Think Wednesday for Science Teachers

Expand/Collapse Think Wednesday for Science Teachers


Join PBS each Wednesday night starting on April 9 for THINK WEDNESDAY,a dynamic line-up of programs exploring the thrilling world of nature, technology, and science. This special night of science explores the animal mind, bionic pets, DNA, and human evolution (check local listings).

PBS LearningMedia is extending THINK WEDNESDAY into the classroom by offering a new resource collection for PreK-12 science teachers packed with videos, infographics, lesson plans, and interactive games. Videos and lesson plans are sorted into four categories that reflect the weekly THINK WEDNESDAY line-up: Biology and Technology, Wildlife Communities, Animal Intelligence, and Evolution and Adaptation. Explore the collection below!

  • Finding the Origins of Color Vision | Your Inner Fish

    Take a look inside the origins of color vision, and the adaptive evolution of sight all throughout the primate kingdom. The ability to see the world in color is one most people take for granted, but our earliest primate ancestors lacked this ability. When and how did we gain the ability to see the world the way we do? Neil Shubin pays a visit to vision expert Jay Neitz to learn where our color vision comes from.

    Grades: 6-12
  • Extreme Measures

    This video adapted from Nature describes efforts to protect salmon by killing and re-locating predators. Examples include paying bounty hunters to fish pikeminnow, trying to relocate terns and cormorants and using non-lethal bullets to scare away sea lions. The segment concludes with a look at how scientists are counting current numbers of salmon passing through Bonneville Dam, along the Oregon-Washington border.

    This video is available in both English and Spanish audio, along with corresponding closed captions.

    Grades: 8-12
  • Hook, Line and Sinker

    This video from Nature features perhaps the most intelligent crows of the species. These crows live on a small island in the South Pacific called New Caledonia. Why are they so smart? They have the ability to use and make tools. Researchers in New Caledonia study how the crows go through an impressive series of actions to make their tools in order to access food. This is extraordinary because only three species (other than humans) make tools: elephants, chimpanzees and the Caledonia crows.

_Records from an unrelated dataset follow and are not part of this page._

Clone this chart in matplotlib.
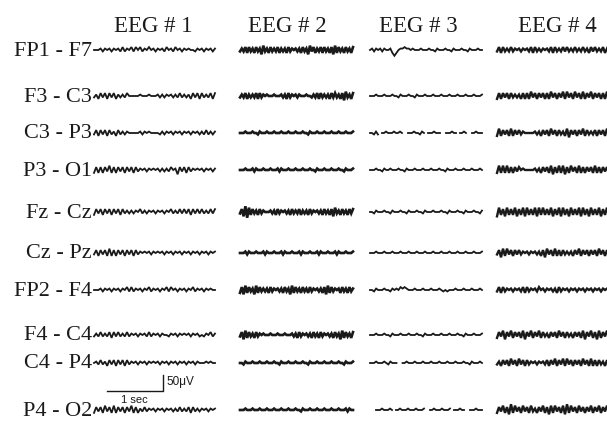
import numpy as np
import matplotlib
matplotlib.use("Agg")
import matplotlib.pyplot as plt

# channel montage (rows) and recordings (columns)
channels = ["FP1 - F7", "F3 - C3", "C3 - P3", "P3 - O1", "Fz - Cz",
            "Cz - Pz", "FP2 - F4", "F4 - C4", "C4 - P4", "P4 - O2"]
recordings = ["EEG # 1", "EEG # 2", "EEG # 3", "EEG # 4"]

# traces: one digit per sample, 4 = baseline,
# each step ~4.5 uV ; "." = faded / missing ink
UV_STEP = 4.5

eeg1 = [
    "44453545354536354636463546453545364536453545443545354535",
    "35263626362535364444454445444535354535363535263626353626",
    "36263626352635354444453545444435354535453545354535363535",
    "26262637262636263626354535454535353645163626354545354535",
    "26362636263626353535463535453545354635363636263636353636",
    "36263627262636263626354545354545354535453545354535453545",
    "44453545354535463635453546354535463645354535463545354544",
    "35363536263635363545354536354535443545354545354534354635",
    "45363526362636263545354535454535453545354535453544454544",
    "26362736272636263726253635453545354535363536263535453545",
]
eeg2 = [
    "3536263526351735263536253526354535263517362536263526172635263526",
    "3536253536263545444544453526354535444544353626353526363526173526",
    "4445444544354445444544454445444544454435444544454445444544454445",
    "4445444535444544454445354445444544454445443544454445444544354445",
    "3618072635263544453526354535263536253526354535263526173526352636",
    "4445354445444535444544453544454445354445444535444544453544454445",
    "2617263517263535263545352635172635263526354535261726354526352635",
    "3617263526354544454445444544453526354535263526354535263517263526",
    "4435444544454445444544354445444544454435444544454445444544354445",
    "4445444544454445444544454445444544354445444544454445444544453544",
]
eeg3 = [
    "45354535445202455655454445444544354445443544454435444544",
    "44454445444544354445443544454445444544454445444544454445",
    "44353.44544454454..444544354.4445444..444544.4454..445444",
    "44454435445444544354445444544454445443544454445444544454",
    "44354445443544454435444544354445444544354445443544454435",
    "44454445444544454445444544454445444544454445444544454445",
    "44354445443545465654445444544454445434344454445444544454",
    "44454445443544454445444544354445444544454445443544454445",
    "44454445435444..4454445444544454445444544454445443544454",
    "...444544454.445444544454445..44544454445.444544..4445444",
]
eeg4 = [
    "362635363545354536263535453626353636353635363526363536253626",
    "262636263535262627362636262736263727362736272637263626272636",
    "272636272636354444453526362736263527163626372635362636272627",
    "272727262636454444453526362716272716273627262636272626362727",
    "172617262716271726271727262716271726172627172617262716272617",
    "361727362636354535453526173627262635352637263626362736263626",
    "362635453545362635453645354535263545354535453545354535453545",
    "263716372636271637263726352636273626352636271637261726372617",
    "352636273627362635453545362637263727362636273627262635263635",
    "263726182736273627352637261727362718273627362637263726373636",
]

# page layout in pixels
row_y = [50, 96, 133, 170, 212, 253, 290, 335, 363, 410]
col_x0 = [94, 240, 370, 497]
col_w = [121, 113, 112, 118]
col_lw = [1.3, 1.9, 1.3, 1.7]
head_x = [153, 287, 418, 557]
PX_PER_SEC = 56
PX_PER_UV = 16 / 50


def decode(s):
    return np.array([np.nan if c == "." else (int(c) - 4) * UV_STEP for c in s])


fig = plt.figure(figsize=(6.07, 4.24), dpi=100)
ax = fig.add_axes([0, 0, 1, 1])
ax.set_xlim(0, 607)
ax.set_ylim(424, 0)
ax.axis("off")

ink = "#1a1a1a"
serif = "Liberation Serif"

for j, (name, traces) in enumerate(zip(recordings, [eeg1, eeg2, eeg3, eeg4])):
    ax.text(head_x[j], 32, name, ha="center", va="baseline",
            fontsize=16.5, family=serif, color=ink)
    for i, s in enumerate(traces):
        uv = decode(s)
        x = col_x0[j] + np.linspace(0, col_w[j], len(uv))
        y = row_y[i] - uv * PX_PER_UV
        ax.plot(x, y, color=ink, lw=col_lw[j], solid_joinstyle="miter")

for i, ch in enumerate(channels):
    ax.text(92, row_y[i] + 5.5, ch, ha="right", va="baseline",
            fontsize=16, family=serif, color=ink)

# calibration bar: 1 sec x 50 uV
bx, by = 107, 391
ax.plot([bx, bx + 1 * PX_PER_SEC, bx + 1 * PX_PER_SEC],
        [by, by, by - 50 * PX_PER_UV], color=ink, lw=1.0)
ax.text(bx + PX_PER_SEC + 3, 385, "50\u03bcV", ha="left", va="baseline",
        fontsize=8.5, family="Liberation Sans", color=ink)
ax.text(121, 403, "1 sec", ha="left", va="baseline",
        fontsize=8, family="Liberation Sans", color=ink)

fig.savefig("out.png", dpi=100)
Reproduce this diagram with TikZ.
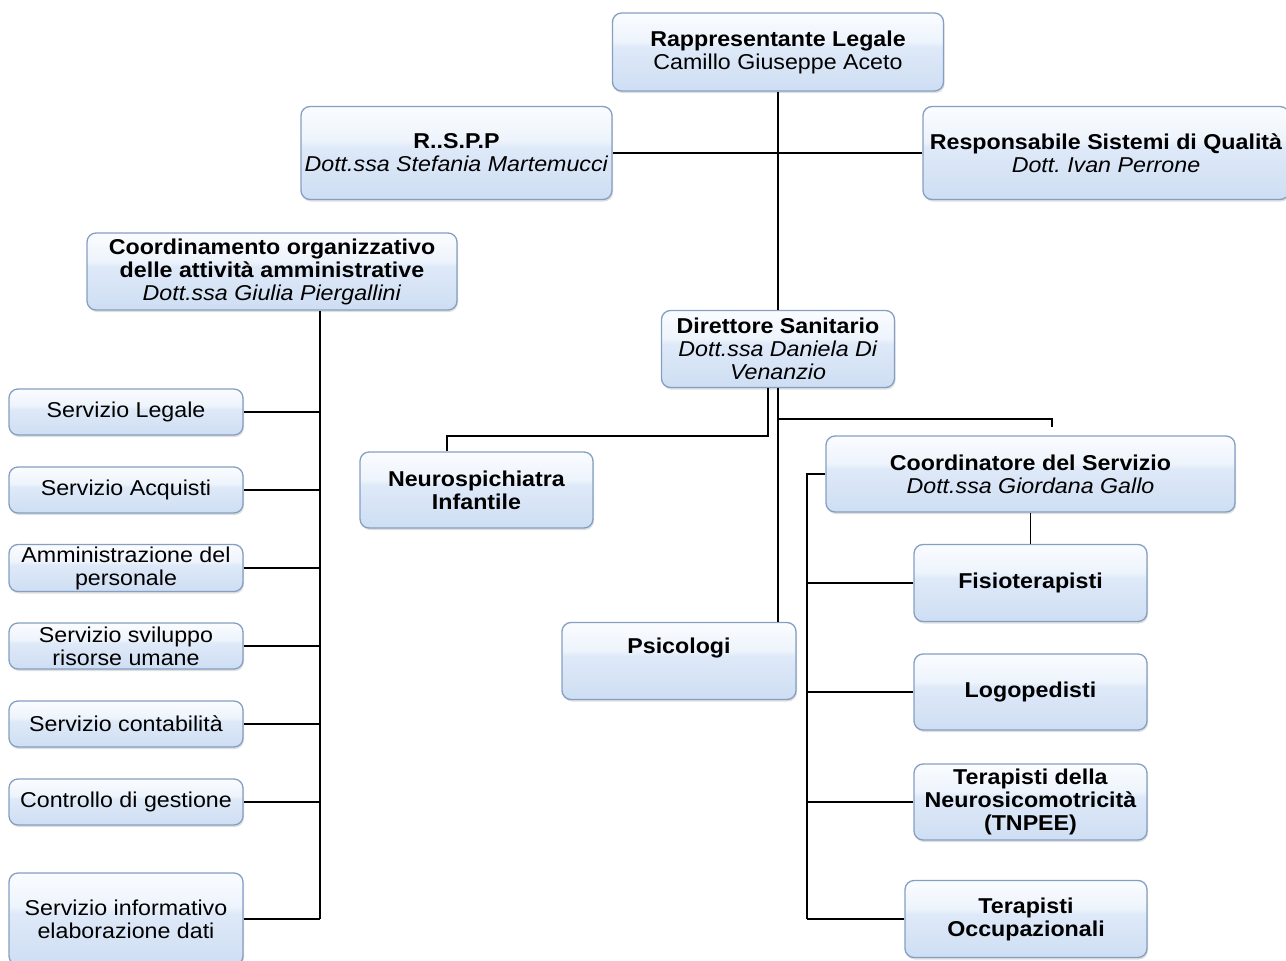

    This video is available in both English and Spanish audio, along with corresponding closed captions.

    Grades: 8-12
  • Observing the Secret Lives of Raccoons

    This video segment from Nature: “Raccoon Nation” highlights a study which explored the movements of urban raccoons. Biologists Marc Dupuis-Desormeaux and Suzanne MacDonald conducted the study in Toronto, Canada to gain more insight into raccoon behavior. The segment shows how the scientists used radio collars to track the raccoons’ GPS locations every 5 to 15 minutes. This study, which is the first to successfully track the exact movements of raccoons in a city, found that raccoons generally stay in an area the size of about three city blocks.

    This video is available in both English and Spanish audio, along with corresponding closed captions.

    Grades: 5-12
  • Producing Salmon

    This video from Nature follows the endangered sockeye salmon as they travel home to their Idaho spawning grounds. Once the salmon reach their destination, many are captured and brought to a local fish hatchery. In the hatchery, biologists manage the reproduction of the salmon in effort to boost their numbers. Biologists take such drastic measures because between 1985-2007, an average of 18 sockeye salmon made it to Idaho each year—a dangerously low number. After a year in the hatchery, the young salmon are released into the wild.

    This video is available in both English and Spanish audio, along with corresponding closed captions.

    Grades: 8-12
  • Wearable Robots

    Learn about in advances in powered exoskeletons—a kind of wearable robot—in this video adapted from NOVA scienceNOW. Correspondent and New York Times technology columnist David Pogue explores the development of sophisticated robots that can be integrated with the human body. The company Ekso Bionics created a robot, called Ekso, that can help paraplegics walk, and has also developed another exoskeleton, called HULC, which is designed to help people carry heavy loads. This resource is useful for introducing components of Engineering Design (ETS) from the Next Generation Science Standards (NGSS) to grades 5-12 students.

    This video is available in both English and Spanish audio, along with corresponding closed captions.